Wow.  It takes quite a “high view of God” to be able to look at what you thought hurt you, and realize that it really came to develop character.  To me it looks like a scar, but in God’s eyes, his character is being revealed in my life.  But that is precisely what a “high view of God” produces… healthy perspective.

Sometimes it takes being on the other side of something to be able to really embrace that kind of perspective.  But after you’ve been through enough of those experiences and had your perspective challenged and changed, you should find yourself grasping a high view of God in the middle of the situation. 2 Corinthians 4:16-19 is a great perspective verse.  It truly takes a “high view of God” for Paul to be able to confidently say, in the present tense:

Therefore we do not lose heart. Though outwardly we are wasting away, yet inwardly we are being renewed day by day. For our light and momentary troubles are achieving for us an eternal glory that far outweighs them all. So we fix our eyes not on what is seen, but on what is unseen. For what is seen is temporary, but what is unseen is eternal.

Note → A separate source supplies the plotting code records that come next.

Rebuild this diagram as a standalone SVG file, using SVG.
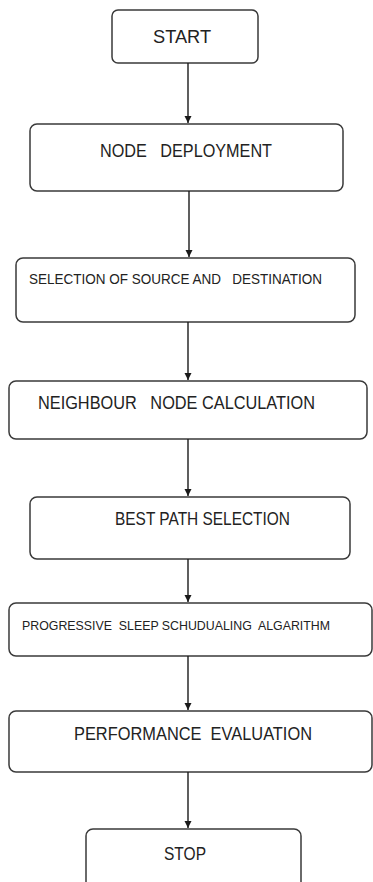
<svg xmlns="http://www.w3.org/2000/svg" width="373" height="882" viewBox="0 0 373 882">
<defs>
<marker id="ah" markerWidth="8" markerHeight="8" refX="7" refY="4" orient="auto" markerUnits="userSpaceOnUse">
<path d="M0,0.5 L7,4 L0,7.5 Z" fill="#1a1a1a"/>
</marker>
<style>
.box{fill:#fff;stroke:#3a3a3a;stroke-width:1.5}
.lbl{font-family:"Liberation Sans",Arial,sans-serif;fill:#222;white-space:pre}
.conn{stroke:#1a1a1a;stroke-width:1.4;fill:none}
</style>
</defs>
<rect width="373" height="882" fill="#fff"/>
<g id="n1"><rect class="box" x="112" y="10" width="146" height="53" rx="6"/><text class="lbl" x="153" y="43" font-size="18" textLength="58" lengthAdjust="spacingAndGlyphs">START</text></g>
<g id="n2"><rect class="box" x="30" y="124" width="313" height="67" rx="7"/><text class="lbl" x="100" y="157" font-size="18" textLength="172" lengthAdjust="spacingAndGlyphs" xml:space="preserve">NODE   DEPLOYMENT</text></g>
<g id="n3"><rect class="box" x="16" y="258" width="339" height="64" rx="7"/><text class="lbl" x="29" y="284" font-size="15" textLength="293" lengthAdjust="spacingAndGlyphs" xml:space="preserve">SELECTION OF SOURCE AND   DESTINATION</text></g>
<g id="n4"><rect class="box" x="9" y="381" width="358" height="58" rx="7"/><text class="lbl" x="38" y="409" font-size="18" textLength="277" lengthAdjust="spacingAndGlyphs" xml:space="preserve">NEIGHBOUR   NODE CALCULATION</text></g>
<g id="n5"><rect class="box" x="30" y="497" width="320" height="62" rx="7"/><text class="lbl" x="115" y="525" font-size="18" textLength="175" lengthAdjust="spacingAndGlyphs">BEST PATH SELECTION</text></g>
<g id="n6"><rect class="box" x="9" y="603" width="363" height="53" rx="7"/><text class="lbl" x="22" y="630" font-size="13" textLength="308" lengthAdjust="spacingAndGlyphs" xml:space="preserve">PROGRESSIVE  SLEEP SCHUDUALING  ALGARITHM</text></g>
<g id="n7"><rect class="box" x="9" y="711" width="363" height="61" rx="7"/><text class="lbl" x="74" y="740" font-size="18" textLength="238" lengthAdjust="spacingAndGlyphs" xml:space="preserve">PERFORMANCE  EVALUATION</text></g>
<g id="n8"><rect class="box" x="86" y="829" width="215" height="70" rx="7"/><text class="lbl" x="164" y="860" font-size="18" textLength="42" lengthAdjust="spacingAndGlyphs">STOP</text></g>
<g id="connectors">
<line class="conn" x1="188" y1="63" x2="188" y2="123" marker-end="url(#ah)"/>
<line class="conn" x1="189" y1="191" x2="189" y2="257" marker-end="url(#ah)"/>
<line class="conn" x1="188" y1="322" x2="188" y2="380" marker-end="url(#ah)"/>
<line class="conn" x1="188" y1="439" x2="188" y2="496" marker-end="url(#ah)"/>
<line class="conn" x1="188" y1="559" x2="188" y2="602" marker-end="url(#ah)"/>
<line class="conn" x1="188" y1="656" x2="188" y2="710" marker-end="url(#ah)"/>
<line class="conn" x1="188" y1="772" x2="188" y2="828" marker-end="url(#ah)"/>
</g>
</svg>
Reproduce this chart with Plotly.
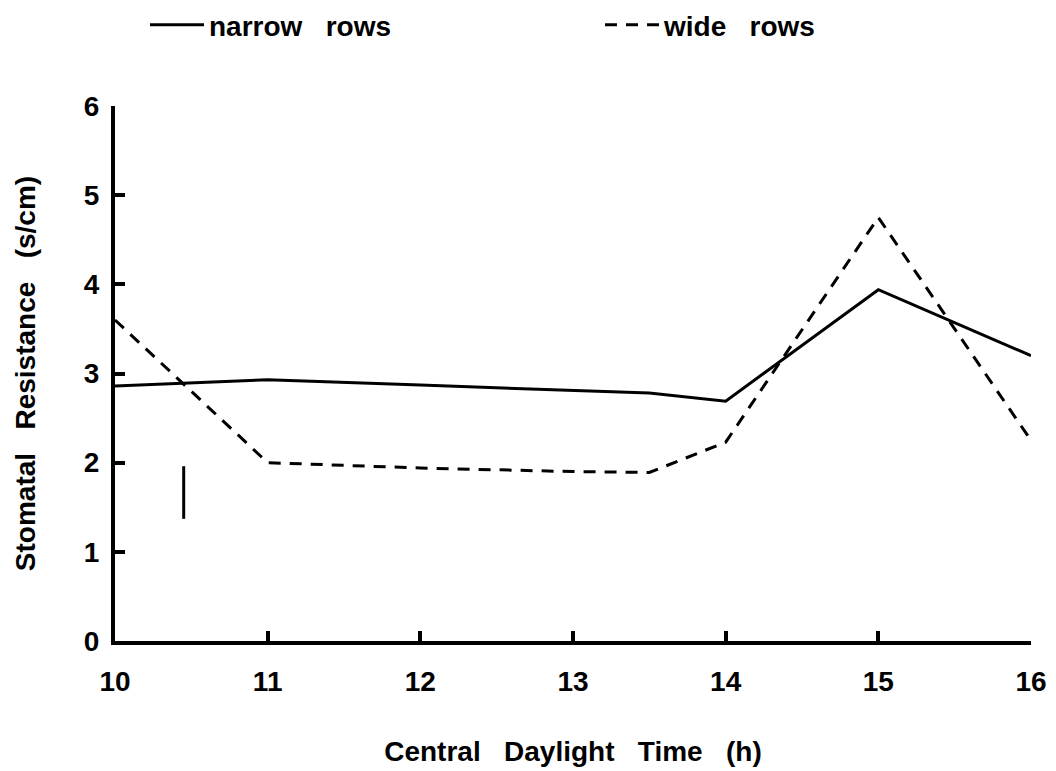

I will say that my “God-picture” has changed dramatically, even over the course of the last year and several months specifically.  It’s part of this amazing journey I’m on.  My God-picture was warped for most of my life.  But I can testify first hand that the adjustment of my view of God has indeed changed how I see absolutely everything, and it is rocking my world.

Author Andy Andrews wrote a great book called “The Noticer”, which is all about the power of perspective in your life. In the book, one of the central characters, Jones, weaves in and out of folks’ lives, always challenging them on their perspective and encouraging them to embrace a higher view.  It is an amazing book that really impacted me and I highly recommend it.

There are so many applications for this topic, and I’ll jump back on this a little later, but it’s really been stirring in me lately so I wanted to go ahead and jump into it now.

What perspective governs your life and how have you seen your “God-picture” change over the years?